Calicut witnessed a few days ago the curious spectacle of large number of people forming a 'human chain' against Government of India's decision to sign a Free Trade Agreement with ASEAN nations. According to the organisers, the pact is part of an international conspiracy by the globalising forces to surrender the country's sovereignty and this would destroy Kerala's agricultural economy.
 
The ruling coalition in Kerala has taken a consistent stand against globalisation which they interpret narrowly as allowing imports and permitting foreign capital. They are not against export of Kerala commodities nor against foreign tourists visiting Kerala and spending their dollars and Euros here. And obviously, they wholeheartedly support the export of human power from Kerala to the Gulf which sustains the economy and the intellectual activities of the leisurely class like human chains!
 
Economics tells us that no country can only export goods while putting barriers against imports. Similarly, no economy can export human capital (as Kerala does to the Gulf and the western hemisphere) without permitting foreign capital -financial and human - to be allowed entry.

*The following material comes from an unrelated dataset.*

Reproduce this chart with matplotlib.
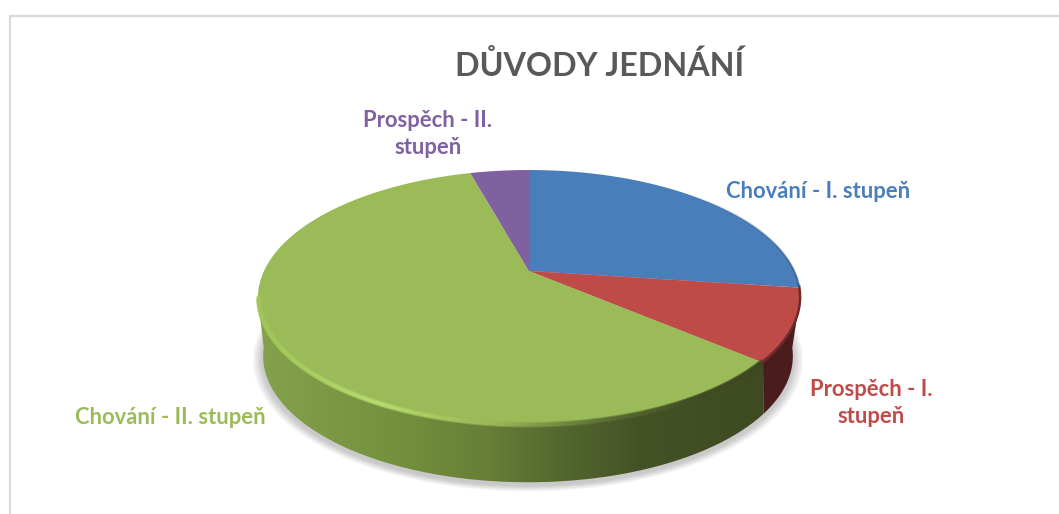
import numpy as np
import matplotlib
matplotlib.use('Agg')
import matplotlib.pyplot as plt
from matplotlib.collections import LineCollection
from matplotlib.colors import LinearSegmentedColormap
from matplotlib.patches import PathPatch, Polygon
from matplotlib.path import Path

plt.rcParams['font.family'] = ['Lato', 'Open Sans', 'DejaVu Sans']

# data, clockwise from 12 o'clock
labels = ['Chování - I. stupeň', 'Prospěch - I.\nstupeň', 'Chování - II. stupeň', 'Prospěch - II.\nstupeň']
values = [27.1, 9.1, 59.5, 4.3]
colors = ['#4a7ebb', '#be4b48', '#9bbb59', '#7f60a0']
title = 'DŮVODY JEDNÁNÍ'

# where the labels sit (pixels)
label_pos = [(818, 191), (871, 403), (170, 418), (428, 134)]

W, H = 1059, 514
fig = plt.figure(figsize=(W / 100, H / 100), dpi=100)
ax = fig.add_axes([0, 0, 1, 1])
ax.set_xlim(0, W)
ax.set_ylim(H, 0)
ax.axis('off')

CX = 529


# perspective circle -> screen, top disc and bottom disc
def top_disc(phi):
    u, v = np.cos(phi), np.sin(phi)
    w = 1 + 0.211 * v
    return CX + 265 * u / w, 271 - 122.3 * v / w


def bottom_disc(phi):
    u, v = np.cos(phi), np.sin(phi)
    w = 1 + 0.27 * v
    return CX - 1 + 255 * u / w, 322 - 117 * v / w


def arc(func, a, b, n=200):
    x, y = func(np.linspace(a, b, n))
    return np.column_stack([x, y])


# slice edges, math angle in radians going clockwise
fractions = np.cumsum([0] + values) / sum(values)
edges = np.pi / 2 - 2 * np.pi * fractions

# outer frame
ax.plot([9.5, 9.5, W], [H, 15.5, 15.5], color='#d9d9d9', lw=1.6, solid_joinstyle='miter')

# soft shadow under the pie
for i in range(30):
    s = 1.0 + 0.0014 * i
    x, y = bottom_disc(np.linspace(0, 2 * np.pi, 200))
    x = CX + (x - CX) * s
    y = 325 + (y - 325) * s + 3
    ax.add_patch(Polygon(np.column_stack([x, y]), closed=True, fc='#909090', ec='none', alpha=0.016, zorder=1))

# side wall, only the part facing us
left_end = np.radians(192)
right_end = np.radians(348) - 2 * np.pi

wall_cmap = LinearSegmentedColormap.from_list('wall', [
    (0.00, '#84a24b'), (0.25, '#75933f'), (0.45, '#677f38'), (0.60, '#54672e'),
    (0.75, '#445326'), (1.00, '#3e4a22')])

green_end = edges[2]
top_pts = arc(top_disc, left_end - 2 * np.pi, green_end)
bot_pts = arc(bottom_disc, left_end - 2 * np.pi, green_end)
wall = np.vstack([top_pts, bot_pts[::-1]])
patch = PathPatch(Path(np.vstack([wall, wall[0]])), fc='none', ec='none', zorder=2)
ax.add_patch(patch)
grad = ax.imshow(np.linspace(0, 1, 256)[None, :], extent=(258, 765, 490, 290), cmap=wall_cmap,
                 aspect='auto', zorder=2)
grad.set_clip_path(patch)
ax.set_xlim(0, W)
ax.set_ylim(H, 0)

# red wall
top_pts = arc(top_disc, edges[2], right_end)
bot_pts = arc(bottom_disc, edges[2], right_end)
ax.add_patch(Polygon(np.vstack([top_pts, bot_pts[::-1]]), closed=True, fc='#4a1c1c', ec='none', zorder=2))

# top surface
for i in range(len(values)):
    pts = arc(top_disc, edges[i], edges[i + 1])
    pts = np.vstack([[CX, 271], pts])
    ax.add_patch(Polygon(pts, closed=True, fc=colors[i], ec='none', zorder=3))

# bevel along the front rim of the green slice, pulled a little inside the edge
pts = arc(top_disc, left_end - 2 * np.pi, green_end, 300)
pts[:, 0] = CX + (pts[:, 0] - CX) * 0.996
pts[:, 1] = 271 + (pts[:, 1] - 271) * 0.992
segs = np.stack([pts[:-1], pts[1:]], axis=1)
xs = pts[:-1, 0]
stops = [258, 380, 500, 600, 700, 765]
rim = np.column_stack([
    np.interp(xs, stops, [160, 182, 150, 92, 62, 62]),
    np.interp(xs, stops, [196, 220, 180, 112, 74, 72]),
    np.interp(xs, stops, [88, 108, 85, 52, 34, 32]),
]) / 255
ax.add_collection(LineCollection(segs, colors=rim, linewidths=4.0, alpha=0.35, zorder=4, capstyle='round'))
ax.add_collection(LineCollection(segs, colors=rim, linewidths=2.0, zorder=4, capstyle='round'))

# darker rim on red and blue, the blue one fades in
pts = arc(top_disc, edges[1], edges[2])
ax.plot(pts[:, 0], pts[:, 1] - 1, color='#6e2a2a', lw=1.8, zorder=4)
pts = arc(top_disc, np.radians(45), edges[1], 100)
segs = np.stack([pts[:-1], pts[1:]], axis=1)
blue_rim = np.tile([0.2, 0.36, 0.55, 0.0], (len(segs), 1))
blue_rim[:, 3] = np.linspace(0, 1, len(segs))
ax.add_collection(LineCollection(segs, colors=blue_rim, linewidths=1.4, zorder=4))

# texts
ax.text(599.5, 65, title, color='#595959', fontsize=23.2, fontweight='bold', ha='center', va='center')
for lab, (x, y), c in zip(labels, label_pos, colors):
    ax.text(x, y, lab, color=c, fontsize=15.8, fontweight='bold', ha='center', va='center', linespacing=1.36)

fig.savefig('out.png', dpi=100)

Was Calicut always like this? What does Calicut's history tell us?
 
The Persian envoy Abd-al-Razzaq al-Samarqandi who travelled to Malabar en route Vijayanagar in 1442 was one of the earliest chroniclers of Calicut during the Zamorin era. He describes the existence of a large settlement of foreign (pardesi) merchants - Arabs, Persian, Gujaratis, Khorasanis and Deccanis. These merchants were not itinerant traders - they were expatriates who were in Malabar for a considerable period. According to Razzaq, 'they were great merchants and possess in this place wives and children, and ships for sailing to all parts with all kinds of goods'. They were so powerful that they had their own courts which administered their laws without interference by the Zamorin. The fascinating story of a Jewish entrepreneur in the 12th century having settled down in Malabar and marrying a Nair woman had been revealed to us by Maddy (please see details at http://calicutheritageforum.googlepages.com/meeting923).
 
These pardesis presented a striking contrast to the locals. While the latter were pitifully clad in a single piece of 'bandage around the middle called lankotah which descended from the navel to above the knee', the Pardesis were fastidious in the matter of clothing. '...they go well-dressed and adorned with silk stuffs, scarlet cloth, camlets and cottons : their head-dress wrapped around their heads. They have large houses and many servants: they are very luxurious in eating, drinking and sleeping...' (Razzaq). Their successors in the 17th century Calicut were wealthy merchants like Issac Surgun the Jew and Hajji Yusuf the Moplah of Arab descent. It was this opulent style of the expatriate resident traders which was copied by the first generation East India Company employees like Robert Adams in Calicut and Robert Clive in Calcutta.
 
The Zamorin not only encouraged the Pardesi traders to settle down but even provided them secretarial and other assistance, much like the government's current policy of encouraging Special Economic Zones (SEZ) as enclaves of foreign capital operating under a different set of laws and protected from local threats. According to Duarte Barbosa, another traveller of the period, the Zamorin gave each foreign trader 'a Nair to guard and serve him, a Chetty scribe for his accounts and to take care of his property and a broker for his trade'.
 
Abdul Razzaq recounts another instance of how far the Zamorin would go to please foreign powers and invite them to trade in his kingdom. Upon hearing of the power of the Persian King Shah Rukh, the Zamorin sent him some costly presents and a message, which read : 'In this port, on every Friday and every solemn feast day, the Khotbah is celebrated according to the prescribed rules of Islamism. With your majesty's permission, these prayers shall be adorned and honoured by the addition of your name and your illustrious titles'. It's ok to be a toady if it promotes the trade of the realm!
 
The grand reception which Vasco da Gama received in Calicut ( 'With pomp unwonted India’s nobles greet/The fearless heroes of the warlike fleet.',according to Lusiad) has been well documented. Similarly, William Keeling. Esq. was passing down the western coast in his ship 'The Dragon' when a 'Tony' (the Malayalam word for a boat, Thony was very popular) approached the ship with a message from the Zamorin. Keeling was requested to go to Cranganore where the Zamorin was camping, and soon a treaty was signed in haste on 10th March 1616, permitting the English East India Company to establish a post.
 
But the rivalry among the European powers and the greed of native rulers and their eagerness to use the foreign powers to settle their own little scores led to the decline of an empire which was built on sound principles of free trade and open economy. The decline started with the Portuguese demanding monopoly status in spice trade and grew worse with the Dutch cruelties. By 1720, the Zamorin had become so weak that he was seen pleading with the French to save him from the Dutch. The days of commercial treaties are over - it is now a desperate effort to save political sovereignty. Writing to the King of France on the 16th April 1720, the Zamorin pleaded: '...I write to your Majesty to request that it helps me, in order that I take revenge on the insults which the said Dutch are doing to me. I hope your Majesty will order to help me'
 
The French did make a gesture of helping the Zamorin, but that is another story!